- **STATED GOAL**
Without the pictures, repeat the listing character for character.

- **SUPPLIED INFORMATION**
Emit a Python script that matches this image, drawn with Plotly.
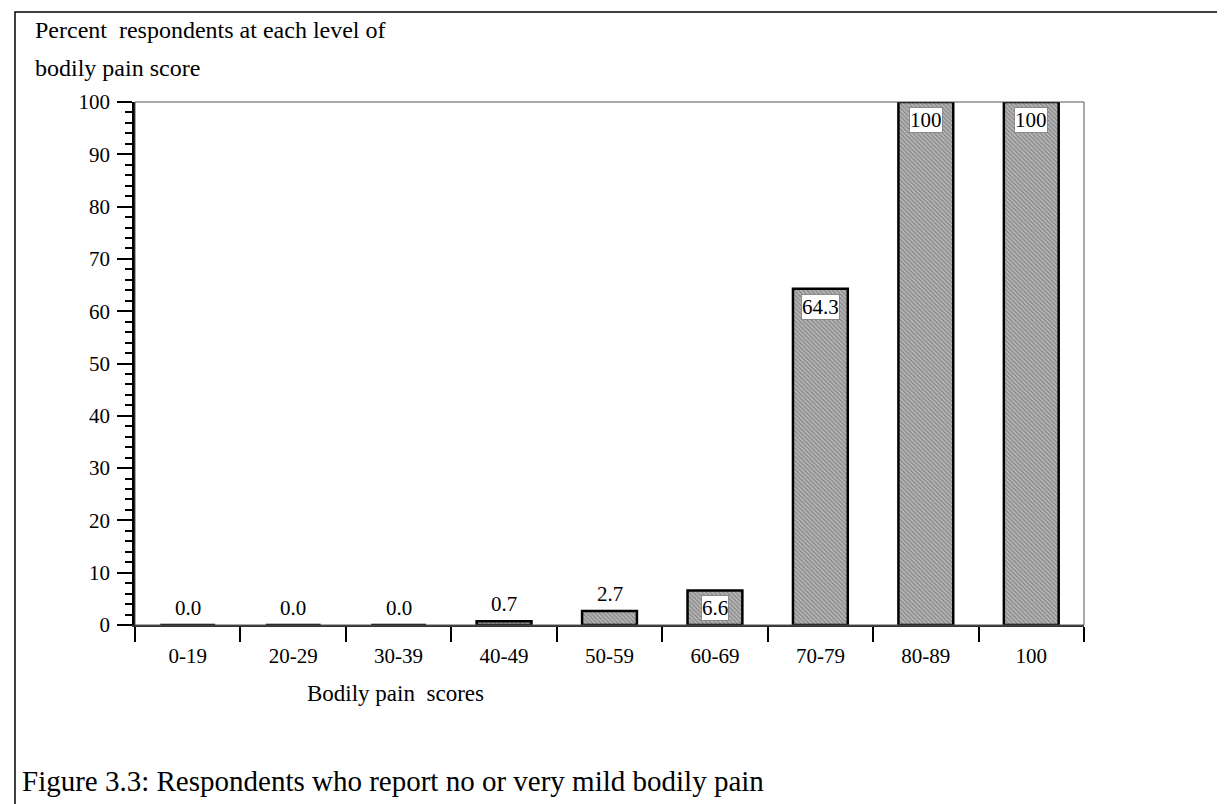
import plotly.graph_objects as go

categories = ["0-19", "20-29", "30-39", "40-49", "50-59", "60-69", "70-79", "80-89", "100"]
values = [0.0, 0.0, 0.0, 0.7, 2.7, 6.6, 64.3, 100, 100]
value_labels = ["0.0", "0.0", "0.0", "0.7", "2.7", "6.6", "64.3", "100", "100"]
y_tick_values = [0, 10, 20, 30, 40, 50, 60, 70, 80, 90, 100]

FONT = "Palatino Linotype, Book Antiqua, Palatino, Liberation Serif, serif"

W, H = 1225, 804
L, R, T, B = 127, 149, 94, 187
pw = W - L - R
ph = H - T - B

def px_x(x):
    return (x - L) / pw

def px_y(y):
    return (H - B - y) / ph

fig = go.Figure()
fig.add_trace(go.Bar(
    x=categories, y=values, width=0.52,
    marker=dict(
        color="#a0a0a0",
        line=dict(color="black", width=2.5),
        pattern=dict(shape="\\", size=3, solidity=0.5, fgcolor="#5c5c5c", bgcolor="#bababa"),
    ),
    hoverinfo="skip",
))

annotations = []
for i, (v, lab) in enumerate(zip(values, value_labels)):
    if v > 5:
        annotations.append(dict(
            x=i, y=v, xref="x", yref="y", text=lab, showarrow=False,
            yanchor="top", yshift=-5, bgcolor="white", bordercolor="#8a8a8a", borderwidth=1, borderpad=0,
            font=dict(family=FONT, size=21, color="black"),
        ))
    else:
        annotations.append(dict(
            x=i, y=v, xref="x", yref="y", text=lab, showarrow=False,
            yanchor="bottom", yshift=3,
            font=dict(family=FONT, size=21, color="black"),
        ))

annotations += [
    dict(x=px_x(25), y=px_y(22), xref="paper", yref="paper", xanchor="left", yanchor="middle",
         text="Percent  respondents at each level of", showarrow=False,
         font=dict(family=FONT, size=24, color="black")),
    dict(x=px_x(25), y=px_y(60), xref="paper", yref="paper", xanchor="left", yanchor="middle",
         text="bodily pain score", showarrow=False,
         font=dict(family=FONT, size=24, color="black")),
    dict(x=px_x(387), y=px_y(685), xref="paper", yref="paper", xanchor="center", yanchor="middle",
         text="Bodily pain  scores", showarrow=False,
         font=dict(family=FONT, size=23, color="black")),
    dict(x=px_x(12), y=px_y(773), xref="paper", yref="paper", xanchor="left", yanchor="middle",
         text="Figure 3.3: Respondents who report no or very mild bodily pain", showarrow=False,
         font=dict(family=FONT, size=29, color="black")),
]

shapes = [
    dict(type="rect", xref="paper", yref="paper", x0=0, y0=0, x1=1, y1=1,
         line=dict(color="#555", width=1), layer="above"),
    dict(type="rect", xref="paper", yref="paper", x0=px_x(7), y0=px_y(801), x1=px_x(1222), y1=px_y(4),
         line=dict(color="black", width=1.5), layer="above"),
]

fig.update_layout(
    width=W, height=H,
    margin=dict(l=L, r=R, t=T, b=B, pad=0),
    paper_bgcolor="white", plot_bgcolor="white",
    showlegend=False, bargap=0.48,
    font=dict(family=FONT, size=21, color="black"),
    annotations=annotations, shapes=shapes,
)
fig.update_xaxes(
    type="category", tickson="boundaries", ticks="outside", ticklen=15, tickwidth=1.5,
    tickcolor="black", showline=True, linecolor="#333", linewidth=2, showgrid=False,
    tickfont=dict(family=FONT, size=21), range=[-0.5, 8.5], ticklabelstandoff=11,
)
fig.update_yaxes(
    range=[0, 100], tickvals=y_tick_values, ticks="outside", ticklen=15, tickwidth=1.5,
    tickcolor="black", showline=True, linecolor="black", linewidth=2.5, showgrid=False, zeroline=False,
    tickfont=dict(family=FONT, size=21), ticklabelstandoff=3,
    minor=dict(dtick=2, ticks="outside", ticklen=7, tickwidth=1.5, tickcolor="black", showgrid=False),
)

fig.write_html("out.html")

- **THE COMPLETED TASK**
Emit a Python script that matches this image, drawn with Plotly.
import plotly.graph_objects as go

categories = ["0-19", "20-29", "30-39", "40-49", "50-59", "60-69", "70-79", "80-89", "100"]
values = [0.0, 0.0, 0.0, 0.7, 2.7, 6.6, 64.3, 100, 100]
value_labels = ["0.0", "0.0", "0.0", "0.7", "2.7", "6.6", "64.3", "100", "100"]
y_tick_values = [0, 10, 20, 30, 40, 50, 60, 70, 80, 90, 100]

FONT = "Palatino Linotype, Book Antiqua, Palatino, Liberation Serif, serif"

W, H = 1225, 804
L, R, T, B = 127, 149, 94, 187
pw = W - L - R
ph = H - T - B

def px_x(x):
    return (x - L) / pw

def px_y(y):
    return (H - B - y) / ph

fig = go.Figure()
fig.add_trace(go.Bar(
    x=categories, y=values, width=0.52,
    marker=dict(
        color="#a0a0a0",
        line=dict(color="black", width=2.5),
        pattern=dict(shape="\\", size=3, solidity=0.5, fgcolor="#5c5c5c", bgcolor="#bababa"),
    ),
    hoverinfo="skip",
))

annotations = []
for i, (v, lab) in enumerate(zip(values, value_labels)):
    if v > 5:
        annotations.append(dict(
            x=i, y=v, xref="x", yref="y", text=lab, showarrow=False,
            yanchor="top", yshift=-5, bgcolor="white", bordercolor="#8a8a8a", borderwidth=1, borderpad=0,
            font=dict(family=FONT, size=21, color="black"),
        ))
    else:
        annotations.append(dict(
            x=i, y=v, xref="x", yref="y", text=lab, showarrow=False,
            yanchor="bottom", yshift=3,
            font=dict(family=FONT, size=21, color="black"),
        ))

annotations += [
    dict(x=px_x(25), y=px_y(22), xref="paper", yref="paper", xanchor="left", yanchor="middle",
         text="Percent  respondents at each level of", showarrow=False,
         font=dict(family=FONT, size=24, color="black")),
    dict(x=px_x(25), y=px_y(60), xref="paper", yref="paper", xanchor="left", yanchor="middle",
         text="bodily pain score", showarrow=False,
         font=dict(family=FONT, size=24, color="black")),
    dict(x=px_x(387), y=px_y(685), xref="paper", yref="paper", xanchor="center", yanchor="middle",
         text="Bodily pain  scores", showarrow=False,
         font=dict(family=FONT, size=23, color="black")),
    dict(x=px_x(12), y=px_y(773), xref="paper", yref="paper", xanchor="left", yanchor="middle",
         text="Figure 3.3: Respondents who report no or very mild bodily pain", showarrow=False,
         font=dict(family=FONT, size=29, color="black")),
]

shapes = [
    dict(type="rect", xref="paper", yref="paper", x0=0, y0=0, x1=1, y1=1,
         line=dict(color="#555", width=1), layer="above"),
    dict(type="rect", xref="paper", yref="paper", x0=px_x(7), y0=px_y(801), x1=px_x(1222), y1=px_y(4),
         line=dict(color="black", width=1.5), layer="above"),
]

fig.update_layout(
    width=W, height=H,
    margin=dict(l=L, r=R, t=T, b=B, pad=0),
    paper_bgcolor="white", plot_bgcolor="white",
    showlegend=False, bargap=0.48,
    font=dict(family=FONT, size=21, color="black"),
    annotations=annotations, shapes=shapes,
)
fig.update_xaxes(
    type="category", tickson="boundaries", ticks="outside", ticklen=15, tickwidth=1.5,
    tickcolor="black", showline=True, linecolor="#333", linewidth=2, showgrid=False,
    tickfont=dict(family=FONT, size=21), range=[-0.5, 8.5], ticklabelstandoff=11,
)
fig.update_yaxes(
    range=[0, 100], tickvals=y_tick_values, ticks="outside", ticklen=15, tickwidth=1.5,
    tickcolor="black", showline=True, linecolor="black", linewidth=2.5, showgrid=False, zeroline=False,
    tickfont=dict(family=FONT, size=21), ticklabelstandoff=3,
    minor=dict(dtick=2, ticks="outside", ticklen=7, tickwidth=1.5, tickcolor="black", showgrid=False),
)

fig.write_html("out.html")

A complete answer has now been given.